### [Recorded data]
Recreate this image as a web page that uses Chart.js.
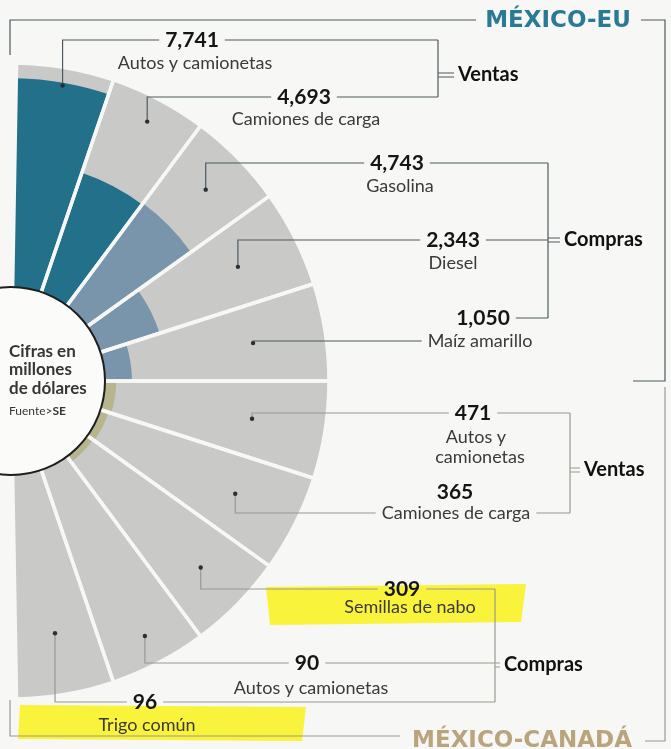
<!DOCTYPE html>
<html>
<head>
<meta charset="utf-8">
<script src="https://cdn.jsdelivr.net/npm/chart.js@4/dist/chart.umd.min.js"></script>
<style>
  html, body { margin: 0; padding: 0; background: #f7f7f5; overflow: hidden; }
  #wrap { position: relative; width: 671px; height: 749px; overflow: hidden; }
  #radial { position: absolute; left: -660px; top: 0; }
</style>
</head>
<body>
<div id="wrap"><canvas id="radial" width="1342" height="749"></canvas></div>
<script>
// datos (millones de dólares)
const categorias = ["Autos y camionetas", "Camiones de carga", "Gasolina", "Diesel", "Maíz amarillo",
  "Autos y camionetas", "Camiones de carga", "Semillas de nabo", "Autos y camionetas", "Trigo común"];
const valores = [7741, 4693, 4743, 2343, 1050, 471, 365, 309, 90, 96];
const etiquetas = ["7,741", "4,693", "4,743", "2,343", "1,050", "471", "365", "309", "90", "96"];
const grupos = ["Ventas", "Compras", "Ventas", "Compras"];
const regiones = ["MÉXICO-EU", "MÉXICO-CANADÁ"];
const escalaMin = -3400;
const escalaMax = 8300;

const colores = ["#23708a", "#23708a", "#7895ac", "#7895ac", "#7895ac",
  "#b7b48e", "#b7b48e", "#b7b48e", "#b7b48e", "#b7b48e"];
const fondo = "#f7f7f5";
const OFF = 660; // canvas shift so the center sits at the page edge

// where each label sits (page px)
const rotulos = [
  { r: 300, lineY: 40, vy: 40, ny: 63, cx: 192, bx: 438, ncx: 195 },
  { r: 293, lineY: 97, vy: 97, ny: 119, cx: 304, bx: 438, ncx: 306 },
  { r: 273, lineY: 163, vy: 163, ny: 186, cx: 397, bx: 548, ncx: 400 },
  { r: 254, lineY: 240, vy: 240, ny: 263, cx: 453, bx: 548, ncx: 453 },
  { r: 245, lineY: 341, vy: 318, ny: 341, cx: 483, bx: 548, ncx: 480, nameLine: true },
  { r: 244, lineY: 413, vy: 413, ny: 437, cx: 473, bx: 570, ncx: 476, dos: true },
  { r: 251, lineY: 513, vy: 492, ny: 513, cx: 455, bx: 570, ncx: 456, nameLine: true },
  { r: 266, lineY: 589, vy: 589, ny: 607, cx: 402, bx: 495, ncx: 410 },
  { r: 288, lineY: 663, vy: 663, ny: 688, cx: 307, bx: 495, ncx: 311 },
  { r: 256, lineY: 702, vy: 702, ny: 725, cx: 145, bx: 495, ncx: 147 }
];
const llaves = [
  { x: 438, y0: 40, y1: 97, ty: 75, tx: 458 },
  { x: 548, y0: 163, y1: 318, ty: 240, tx: 564 },
  { x: 570, y0: 413, y1: 513, ty: 470, tx: 584 },
  { x: 495, y0: 589, y1: 702, ty: 665, tx: 504 }
];

const anotaciones = {
  id: "anotaciones",
  afterDatasetsDraw(chart) {
    const ctx = chart.ctx;
    const meta = chart.getDatasetMeta(0);
    const cx = meta.data[0].x - OFF;
    const cy = meta.data[0].y;
    ctx.save();
    ctx.translate(OFF, 0);

    // center circle
    ctx.beginPath();
    ctx.arc(cx, cy, 94, 0, Math.PI * 2);
    ctx.fillStyle = "#fbfbfa";
    ctx.fill();
    ctx.lineWidth = 2;
    ctx.strokeStyle = "#1e1e1e";
    ctx.stroke();
    ctx.fillStyle = "#363636";
    ctx.textBaseline = "middle";
    ctx.textAlign = "left";
    ctx.font = "bold 17px Lato";
    ctx.fillText("Cifras en", 9, 352);
    ctx.fillText("millones", 9, 370);
    ctx.fillText("de dólares", 9, 389);
    ctx.font = "12px Lato";
    ctx.fillText("Fuente>", 9, 411);
    const wF = ctx.measureText("Fuente>").width;
    ctx.font = "bold 12px Lato";
    ctx.fillText("SE", 9 + wF, 411);

    // highlighter marks
    ctx.fillStyle = "rgba(248,242,40,0.9)";
    ctx.beginPath();
    ctx.moveTo(266, 587); ctx.lineTo(526, 584); ctx.lineTo(521, 622); ctx.lineTo(270, 625);
    ctx.closePath(); ctx.fill();
    ctx.beginPath();
    ctx.moveTo(20, 705); ctx.lineTo(306, 707); ctx.lineTo(302, 741); ctx.lineTo(18, 739);
    ctx.closePath(); ctx.fill();

    // frames
    ctx.lineWidth = 1.2;
    ctx.strokeStyle = "#4d5a60";
    ctx.beginPath();
    ctx.moveTo(10, 55); ctx.lineTo(10, 20); ctx.lineTo(476, 20);
    ctx.moveTo(641, 20); ctx.lineTo(665, 20); ctx.lineTo(665, 381); ctx.lineTo(633, 381);
    ctx.stroke();
    ctx.strokeStyle = "#9a9a90";
    ctx.beginPath();
    ctx.moveTo(10, 700); ctx.lineTo(10, 736); ctx.lineTo(400, 736);
    ctx.moveTo(645, 741); ctx.lineTo(665, 741); ctx.lineTo(665, 387);
    ctx.stroke();
    ctx.textAlign = "center";
    ctx.font = "bold 23px 'DejaVu Sans'";
    ctx.fillStyle = "#2b7a95";
    ctx.fillText(regiones[0], 558, 21);
    ctx.fillStyle = "#b9a47c";
    ctx.fillText(regiones[1], 522, 741);

    // connectors and labels
    meta.data.forEach((arc, i) => {
      const L = rotulos[i];
      const mid = (arc.startAngle + arc.endAngle) / 2;
      const dx = arc.x - OFF + L.r * Math.cos(mid);
      const dy = arc.y + L.r * Math.sin(mid);
      ctx.strokeStyle = i < 5 ? "#4d5a60" : "#9a9a90";
      ctx.lineWidth = 1.2;

      ctx.font = "bold 21px Lato";
      const wv = ctx.measureText(etiquetas[i]).width;
      ctx.font = "18px Lato";
      const wn = L.dos ? ctx.measureText("camionetas").width : ctx.measureText(categorias[i]).width;
      const leftEdge = L.nameLine ? L.ncx - wn / 2 : L.cx - wv / 2;
      const rightEdge = L.nameLine ? L.ncx + wn / 2 : L.cx + wv / 2;

      ctx.beginPath();
      ctx.moveTo(dx, dy);
      ctx.lineTo(dx, L.lineY);
      ctx.lineTo(leftEdge - 6, L.lineY);
      // on to the bracket
      const bY = i === 4 ? L.vy : L.lineY;
      const bStart = i === 4 ? L.cx + wv / 2 : rightEdge;
      ctx.moveTo(bStart + 6, bY);
      ctx.lineTo(L.bx, bY);
      ctx.stroke();

      ctx.fillStyle = "#2a2f33";
      ctx.beginPath();
      ctx.arc(dx, dy, 2.2, 0, Math.PI * 2);
      ctx.fill();

      ctx.fillStyle = "#151515";
      ctx.font = "bold 21px Lato";
      ctx.fillText(etiquetas[i], L.cx, L.vy);
      ctx.fillStyle = "#3a3a3a";
      ctx.font = "18px Lato";
      if (L.dos) {
        ctx.fillText("Autos y", L.ncx, L.ny);
        ctx.fillText("camionetas", L.ncx + 4, L.ny + 20);
      } else {
        ctx.fillText(categorias[i], L.ncx, L.ny);
      }
    });

    // brackets
    llaves.forEach((b, k) => {
      ctx.strokeStyle = k < 2 ? "#4d5a60" : "#9a9a90";
      ctx.beginPath();
      ctx.moveTo(b.x, b.y0); ctx.lineTo(b.x, b.y1);
      ctx.moveTo(b.x, b.ty - 2); ctx.lineTo(b.tx - 4, b.ty - 2);
      ctx.moveTo(b.x, b.ty + 2); ctx.lineTo(b.tx - 4, b.ty + 2);
      ctx.stroke();
      ctx.fillStyle = "#111";
      ctx.font = "bold 20px Lato";
      ctx.textAlign = "left";
      ctx.fillText(grupos[k], b.tx, b.ty);
      ctx.textAlign = "center";
    });
    ctx.restore();
  }
};

new Chart(document.getElementById("radial"), {
  type: "polarArea",
  data: {
    labels: categorias,
    datasets: [
      {
        label: "divisiones",
        data: valores.map(() => escalaMax),
        backgroundColor: "rgba(0,0,0,0)",
        borderColor: fondo,
        borderWidth: 3.5,
        angle: 17.8
      },
      {
        label: "Valores",
        data: valores,
        backgroundColor: colores,
        borderWidth: 0,
        angle: 17.8
      },
      {
        label: "fondo",
        data: valores.map(() => escalaMax),
        backgroundColor: "#c9c9c7",
        borderWidth: 0,
        angle: 17.8
      }
    ]
  },
  options: {
    responsive: false,
    animation: false,
    startAngle: 1,
    layout: { padding: { top: 63, bottom: 50, left: 0, right: 0 } },
    plugins: { legend: { display: false }, tooltip: { enabled: false } },
    scales: {
      r: {
        display: false,
        min: escalaMin,
        max: escalaMax,
        startAngle: 1,
        ticks: { display: false }
      }
    }
  },
  plugins: [anotaciones]
});
</script>
</body>
</html>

### [Written task]
Up to and including the line containing "const OFF = 660;", repeat every line from the start of the data, but none of the pictures.

### [The completed task]
Recreate this image as a web page that uses Chart.js.
<!DOCTYPE html>
<html>
<head>
<meta charset="utf-8">
<script src="https://cdn.jsdelivr.net/npm/chart.js@4/dist/chart.umd.min.js"></script>
<style>
  html, body { margin: 0; padding: 0; background: #f7f7f5; overflow: hidden; }
  #wrap { position: relative; width: 671px; height: 749px; overflow: hidden; }
  #radial { position: absolute; left: -660px; top: 0; }
</style>
</head>
<body>
<div id="wrap"><canvas id="radial" width="1342" height="749"></canvas></div>
<script>
// datos (millones de dólares)
const categorias = ["Autos y camionetas", "Camiones de carga", "Gasolina", "Diesel", "Maíz amarillo",
  "Autos y camionetas", "Camiones de carga", "Semillas de nabo", "Autos y camionetas", "Trigo común"];
const valores = [7741, 4693, 4743, 2343, 1050, 471, 365, 309, 90, 96];
const etiquetas = ["7,741", "4,693", "4,743", "2,343", "1,050", "471", "365", "309", "90", "96"];
const grupos = ["Ventas", "Compras", "Ventas", "Compras"];
const regiones = ["MÉXICO-EU", "MÉXICO-CANADÁ"];
const escalaMin = -3400;
const escalaMax = 8300;

const colores = ["#23708a", "#23708a", "#7895ac", "#7895ac", "#7895ac",
  "#b7b48e", "#b7b48e", "#b7b48e", "#b7b48e", "#b7b48e"];
const fondo = "#f7f7f5";
const OFF = 660; // canvas shift so the center sits at the page edge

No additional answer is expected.